14. What are the rules concerning ITV seeking to conduct negotiations on an ITV family basis?

There are potentially three sets of legal rules which could be applicable in this area, and each is enforced by different regulatory bodies.

  1. Ofcom’s airtime sales rules – enforced by Ofcom
  2. General competition law – enforced by Ofcom and the OFT
  3. The Undertakings – enforced by the Adjudicator

Ofcom’s airtime sales rules

Media buyers or advertisers should direct any queries or complaints relating to these rules to Ofcom. A summary and discussion of the airtime sales rules can be found at:

http://www.ofcom.org.uk/tv/ifi/guidance/ITV_airtime_sales/Airtime_sales_rules/

Under these rules: (i) conditional selling by any Broadcaster is strictly prohibited; but (ii) the bundling of channels is permitted.

General competition rules

These rules are enforced by Ofcom and the Office of Fair Trading. If media buyers or advertisers would like guidance about whether the competition rules might apply, then they should contact Ofcom or the Office of Fair Trading to discuss this.

The Undertakings

The Undertakings apply to ITV1 only. ITV must make a “fair and reasonable” offer on ITV1 as a standalone contract if requested. This applies to CRR, contract variations and new contracts. ITV can propose a bundled offer-but the buyer does not have to accept this if they only want an ITV1 deal or if they want separate deals for ITV1 and ITV digital. ITV cannot only offer fair and reasonable terms on ITV1 conditional on accepting terms on ITV digital. Whilst ITV is within its rights to offer a bundled ITV family deal, it cannot demand this.

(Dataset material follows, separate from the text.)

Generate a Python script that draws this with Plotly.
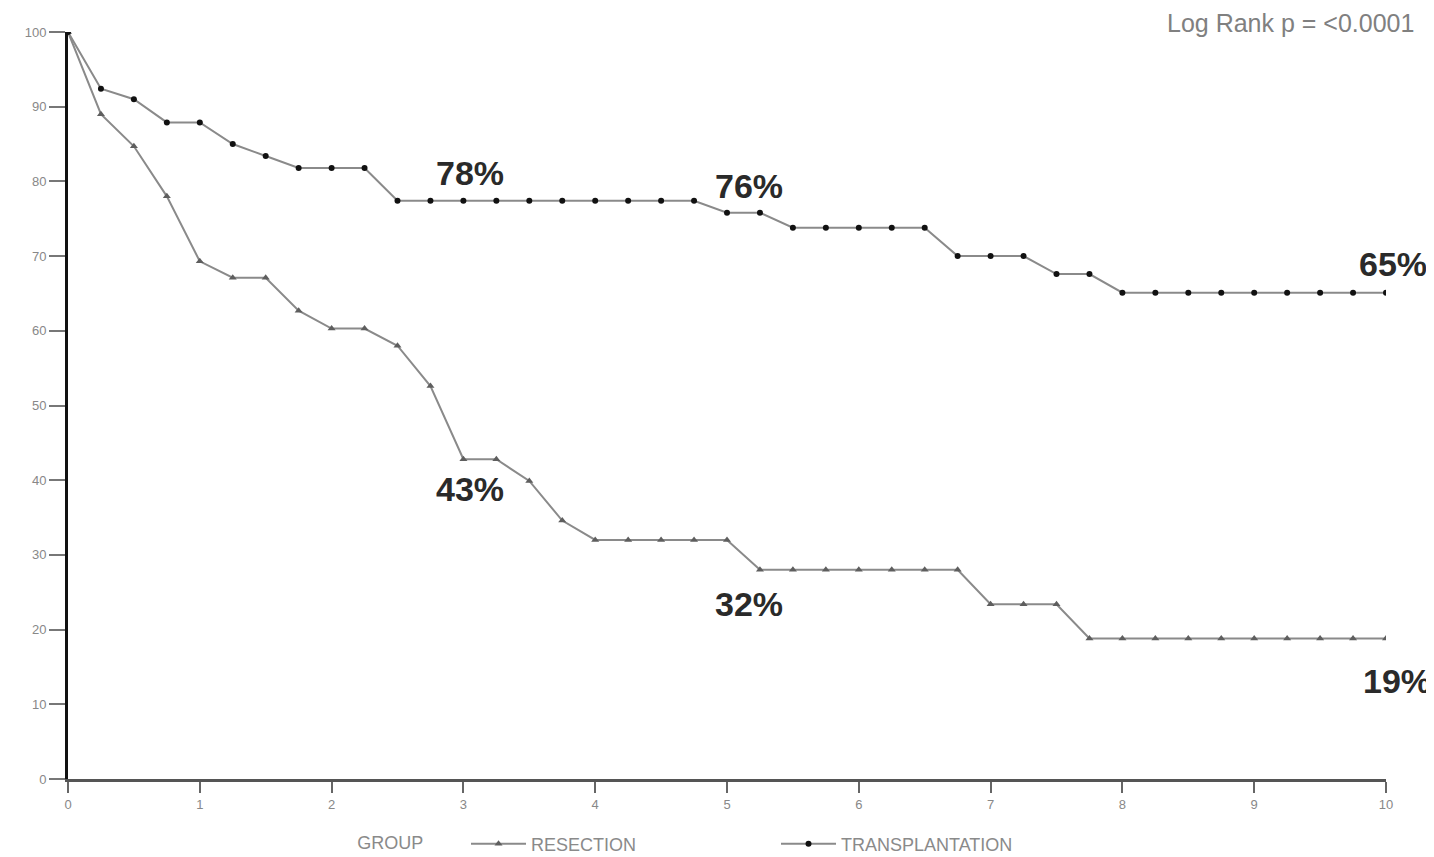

*These questions and answers should be used as guidance only, and do not bind the Adjudicator in any future dispute.  The views expressed represent the current considered opinions of the Adjudicator.  However, if any of the issues addressed subsequently arose in the context of a dispute, the Adjudicator would reconsider the issue afresh, in the light of the facts of the case and the arguments of the parties.